# Longest path length in an undirected tree, can we prove this algorithm is correct (which it is)?

Hello I solved this leetcode https://leetcode.com/problems/tree-diameter/ question reserved for people who pay the subscription.

The question:

Given an undirected tree (tree is not disjoint), return its diameter: the number of edges in a longest path in that tree.

The tree is given as an array of edges where edges[i] = [u, v] is a bidirectional edge between nodes u and v. Each node has labels in the set {0, 1, ..., edges.length}.

So the "easy" way to solve it is to start a dfs at each node in the tree and keep track of the longest path seen so far, which would be O(n^2). Given n = number of vertexes in the graph.

However I came up with the below solution that does the job in O(n), I was able to come up with it by going through examples on a piece of paper and then coded it and it passed all the tests, but I can't figure out why it formally works, can anyone help me prove it is correct ?

Here is my code:

   def treeDiameter(self, edges: List[List[int]]) -> int:
def dfs(graph, vertex, prev, maximums):
for neighboor in graph[vertex]:
if neighboor != prev:
tmp = 1 + dfs(graph, neighboor, vertex, maximums)
if tmp > maximums[vertex][0]:
maximums[vertex][1] = maximums[vertex][0]
maximums[vertex][0] = tmp
elif tmp > maximums[vertex][1]:
maximums[vertex][1] = tmp
return maximums[vertex][0]

graph = collections.defaultdict(list)
for vertex1, vertex2 in edges:
graph[vertex1].append(vertex2)
graph[vertex2].append(vertex1)

maximums = [[0, 0] for _ in range(len(edges) + 1)]
dfs(graph, 0, None, maximums)

res = 0
for max1, max2 in maximums:
res = max(res, max1 + max2)
return res


The way I came up with this is I realized if I start my dfs at a node that is on the longest path, then the longest path is equal to the sum of the two longest pathes (because it is a tree there are no cycles) out of this node (which is why I store the two longest pathes max1, max2 out of a node in the maximums array) --> but what I fail to see is why that works in all cases.

I think this might help. Copied from https://stackoverflow.com/questions/20010472/proof-of-correctness-algorithm-for-diameter-of-a-tree-in-graph-theory.

Let s, t be a maximally distant pair. Let u be the arbitrary vertex. We have a schematic like,

    u
|
|
|
x
/ \
/   \
/     \
s       t


where x is the junction of s, t, u (i.e. the unique vertex that lies on each of the three paths between these vertices).

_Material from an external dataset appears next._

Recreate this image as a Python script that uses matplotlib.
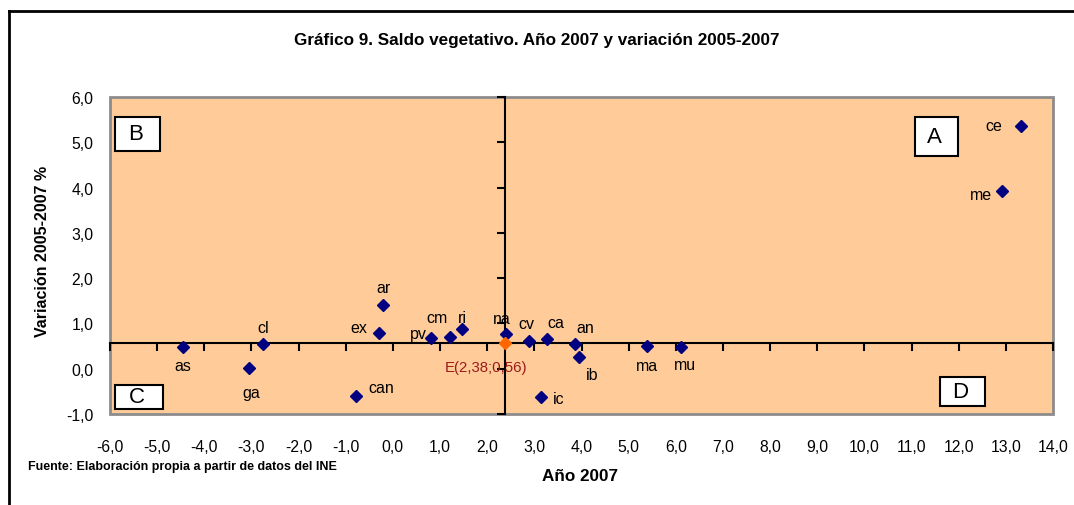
import matplotlib
matplotlib.use("Agg")
from matplotlib import pyplot as plt
from matplotlib.patches import Rectangle
from matplotlib.lines import Line2D

plt.rcParams['font.family'] = ['Liberation Sans', 'DejaVu Sans']

# data
names = ["as", "ga", "cl", "ar", "ex", "can", "pv", "cm", "ri", "na",
         "cv", "ca", "an", "ib", "ic", "ma", "mu", "ce", "me"]
saldo_2007 = [-4.46, -3.06, -2.75, -0.22, -0.29, -0.79, 0.80, 1.21, 1.46, 2.39,
              2.88, 3.26, 3.86, 3.94, 3.14, 5.38, 6.11, 13.33, 12.91]
var_05_07 = [0.47, 0.01, 0.54, 1.40, 0.78, -0.60, 0.68, 0.71, 0.87, 0.77,
             0.61, 0.66, 0.54, 0.26, -0.62, 0.50, 0.48, 5.37, 3.93]
esp_x, esp_y = 2.38, 0.56
x_ticks = [-6, -5, -4, -3, -2, -1, 0, 1, 2, 3, 4, 5, 6, 7, 8, 9, 10, 11, 12, 13, 14]
y_ticks = [-1, 0, 1, 2, 3, 4, 5, 6]

# label offsets in pixels
offsets = {"as": (0, -18), "ga": (3, -24), "cl": (0, 17), "ar": (1, 18),
           "ex": (-20, 6), "can": (26, 8), "pv": (-12, 4), "cm": (-13, 19),
           "ri": (1, 12), "na": (-4, 15), "cv": (-2, 18), "ca": (9, 16),
           "an": (10, 17), "ib": (13, -18), "ic": (18, -2), "ma": (0, -19),
           "mu": (4, -18), "ce": (-28, 0), "me": (-21, -4)}

fig = plt.figure(figsize=(10.74, 5.06), dpi=100)
ax = fig.add_axes([110/1074, 91/506, 943/1074, 317/506])
ax.set_xlim(-6, 14)
ax.set_ylim(-1, 6)
ax.patch.set_facecolor("#FFCC99")
ax.patch.set_edgecolor("#8C8C8C")
ax.patch.set_linewidth(2)

# crossing axes at Spain's value
for s in ["top", "right"]:
    ax.spines[s].set_visible(False)
ax.spines["bottom"].set_position(("data", esp_y))
ax.spines["left"].set_position(("data", esp_x))
for s in ["bottom", "left"]:
    ax.spines[s].set_linewidth(1.5)
    ax.spines[s].set_zorder(1)
ax.set_xticks(x_ticks)
ax.set_yticks(y_ticks)
ax.tick_params(direction="out", length=6, width=1.5, labelbottom=False, labelleft=False)

fmt = lambda v: f"{v:.1f}".replace(".", ",")
sx = ax.secondary_xaxis(0.0)
sx.set_xticks(x_ticks, [fmt(v) for v in x_ticks])
sx.tick_params(length=0, pad=18, labelsize=11.3)
sx.spines["bottom"].set_visible(False)
sy = ax.secondary_yaxis(0.0)
sy.set_yticks(y_ticks, [fmt(v) for v in y_ticks])
sy.tick_params(length=0, pad=12, labelsize=11.3)
sy.spines["left"].set_visible(False)

ax.plot(saldo_2007, var_05_07, "D", color="#000080", ms=6.5, zorder=3)
ax.plot([esp_x], [esp_y], "D", color="#FF6600", ms=6.5, zorder=4)

for n, x, y in zip(names, saldo_2007, var_05_07):
    ax.annotate(n, (x, y), xytext=offsets[n], textcoords="offset pixels",
                ha="center", va="center", fontsize=11.5)
ax.annotate("E(2,38;0,56)", (esp_x, esp_y), xytext=(-19, -24), textcoords="offset pixels",
            ha="center", va="center", fontsize=10.8, color="#9B1B1B")

# quadrant boxes
boxes = {"B": (0.0053, 0.8297, 0.0477, 0.1073), "C": (0.0053, 0.0158, 0.0509, 0.0757),
         "A": (0.8537, 0.8139, 0.0456, 0.123), "D": (0.8802, 0.0252, 0.0477, 0.0915)}
for k, (bx, by, bw, bh) in boxes.items():
    ax.add_patch(Rectangle((bx, by), bw, bh, transform=ax.transAxes, facecolor="white",
                           edgecolor="black", lw=1.5, zorder=5))
    ax.text(bx + bw*0.45, by + bh/2, k, transform=ax.transAxes, ha="center", va="center",
            fontsize=16, zorder=6)

fig.text(537/1074, 1 - 40/506, "Gráfico 9. Saldo vegetativo. Año 2007 y variación 2005-2007",
         ha="center", va="center", fontsize=12.3, fontweight="bold")
fig.text(43/1074, 1 - 251/506, "Variación 2005-2007 %", rotation=90, ha="center", va="center",
         fontsize=11.5, fontweight="bold")
fig.text(580/1074, 1 - 477/506, "Año 2007", ha="center", va="center", fontsize=12.3, fontweight="bold")
fig.text(28/1074, 1 - 467/506, "Fuente: Elaboración propia a partir de datos del INE",
         ha="left", va="center", fontsize=9, fontweight="bold")

# outer frame (left and top only visible)
fig.add_artist(Line2D([8.5/1074, 8.5/1074], [0, 1 - 12/506], color="black", lw=2))
fig.add_artist(Line2D([8.5/1074, 1], [1 - 12/506, 1 - 12/506], color="black", lw=2))

fig.savefig("out.png", dpi=100)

Suppose that v is a vertex maximally distant from u. If the schematic now looks like

    u
|
|
|
x   v
/ \ /
/   *
/     \
s       t ,


then

d(s, t) = d(s, x) + d(x, t) <= d(s, x) + d(x, v) = d(s, v), where the inequality holds because d(u, t) = d(u, x) + d(x, t) and d(u, v) = d(u, x) + d(x, v). There is a symmetric case where v attaches between s and x instead of between x and t.

The other case looks like

    u
|
*---v
|
x
/ \
/   \
/     \
s       t .


Now,

d(u, s) <= d(u, v) <= d(u, x) + d(x, v) d(u, t) <= d(u, v) <= d(u, x) + d(x, v)

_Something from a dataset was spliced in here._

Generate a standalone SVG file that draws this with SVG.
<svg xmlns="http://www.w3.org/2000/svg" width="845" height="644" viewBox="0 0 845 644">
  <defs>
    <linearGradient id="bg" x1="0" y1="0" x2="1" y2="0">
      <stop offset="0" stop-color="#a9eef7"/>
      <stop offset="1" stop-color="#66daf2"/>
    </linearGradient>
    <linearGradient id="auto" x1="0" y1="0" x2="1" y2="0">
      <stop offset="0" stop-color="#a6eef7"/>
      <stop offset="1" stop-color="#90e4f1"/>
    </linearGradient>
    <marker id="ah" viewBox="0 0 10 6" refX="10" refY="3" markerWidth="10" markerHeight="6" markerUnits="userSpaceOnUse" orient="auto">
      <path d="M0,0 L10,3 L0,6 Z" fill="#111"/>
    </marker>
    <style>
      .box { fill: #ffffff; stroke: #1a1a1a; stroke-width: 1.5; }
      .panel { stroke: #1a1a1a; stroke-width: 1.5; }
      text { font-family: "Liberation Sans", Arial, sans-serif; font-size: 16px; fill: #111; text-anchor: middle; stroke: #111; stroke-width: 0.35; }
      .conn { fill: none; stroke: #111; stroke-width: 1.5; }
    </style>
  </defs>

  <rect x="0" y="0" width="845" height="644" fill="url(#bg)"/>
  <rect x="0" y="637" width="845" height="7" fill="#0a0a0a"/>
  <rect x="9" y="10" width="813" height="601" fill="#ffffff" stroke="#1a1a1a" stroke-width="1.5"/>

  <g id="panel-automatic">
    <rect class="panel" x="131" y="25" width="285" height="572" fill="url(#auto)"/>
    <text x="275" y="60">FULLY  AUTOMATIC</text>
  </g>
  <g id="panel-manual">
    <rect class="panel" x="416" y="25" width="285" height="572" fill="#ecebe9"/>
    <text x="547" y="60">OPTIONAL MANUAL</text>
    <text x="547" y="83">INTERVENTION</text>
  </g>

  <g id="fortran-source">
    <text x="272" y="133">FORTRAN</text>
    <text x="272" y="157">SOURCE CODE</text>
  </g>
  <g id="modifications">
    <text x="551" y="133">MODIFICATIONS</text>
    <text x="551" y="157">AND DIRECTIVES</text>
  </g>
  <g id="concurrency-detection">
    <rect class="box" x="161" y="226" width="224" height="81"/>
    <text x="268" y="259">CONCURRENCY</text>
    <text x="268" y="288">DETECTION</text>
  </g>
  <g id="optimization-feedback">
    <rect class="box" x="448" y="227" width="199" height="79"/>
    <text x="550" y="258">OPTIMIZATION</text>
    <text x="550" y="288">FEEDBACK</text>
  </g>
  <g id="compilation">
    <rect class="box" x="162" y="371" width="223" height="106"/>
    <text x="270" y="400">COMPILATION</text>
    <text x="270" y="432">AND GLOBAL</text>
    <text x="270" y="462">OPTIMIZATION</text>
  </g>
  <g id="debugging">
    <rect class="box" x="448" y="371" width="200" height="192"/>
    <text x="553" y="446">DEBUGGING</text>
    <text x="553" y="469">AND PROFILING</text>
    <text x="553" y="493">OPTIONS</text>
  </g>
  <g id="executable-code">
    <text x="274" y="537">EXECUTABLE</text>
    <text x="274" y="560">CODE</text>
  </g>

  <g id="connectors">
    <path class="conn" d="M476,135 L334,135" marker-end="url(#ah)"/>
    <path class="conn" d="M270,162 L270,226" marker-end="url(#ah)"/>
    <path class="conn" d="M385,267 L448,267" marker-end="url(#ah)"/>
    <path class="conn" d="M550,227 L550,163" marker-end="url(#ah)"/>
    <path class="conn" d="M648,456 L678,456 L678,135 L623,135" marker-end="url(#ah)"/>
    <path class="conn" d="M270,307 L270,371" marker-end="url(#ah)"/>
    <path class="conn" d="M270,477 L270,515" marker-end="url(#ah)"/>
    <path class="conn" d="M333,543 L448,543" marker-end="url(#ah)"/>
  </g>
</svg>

d(s, t) = d(s, x) + d(x, t) = d(u, s) + d(u, t) - 2 d(u, x) <= 2 d(x, v)

2 d(s, t) <= d(s, t) + 2 d(x, v) = d(s, x) + d(x, v) + d(v, x) + d(x, t) = d(v, s) + d(v, t), so max(d(v, s), d(v, t)) >= d(s, t) by an averaging argument, and v belongs to a maximally distant pair.

PS: I saw many answers after searching the question. I do not have enough repuation to comment otherwise I would have done so.

I think this is actually a much more natural algorithm than the "standard" one involving two BFSes, linked by nitangle :)

One way to interpret it: The $$i$$-th entry in maximums stores the lengths of the two longest paths emanating from vertex $$i$$ that (a) have distinct second vertices and (b) avoid a specific vertex (namely, $$i$$'s parent in the DFS). The sum of these two lengths is the length of the longest path that has vertex $$i$$ as its "highest point", if we imagine picking up the tree by the DFS root (vertex 0), and recursing "down" to a vertex's children.

Since every path in a tree has a "highest point" -- including the overall longest path -- taking the maximum over all $$n$$ of these maxima will find the overall longest path.

Another note: It's not necessary to store the complete set of per-vertex maximum pairs in an array and then look for the overall maximum among them at the end -- it would suffice to compute, within each call to dfs(), that vertex's maximum pair, and then once all that vertex's children are processed, update a global maximum if this pair beats the incumbent solution. This reduces the additional space usage, though not asymptotically (since if the tree is a path and the root is one of its endpoints, $$O(n)$$ space will still be needed for the dfs() stack frames).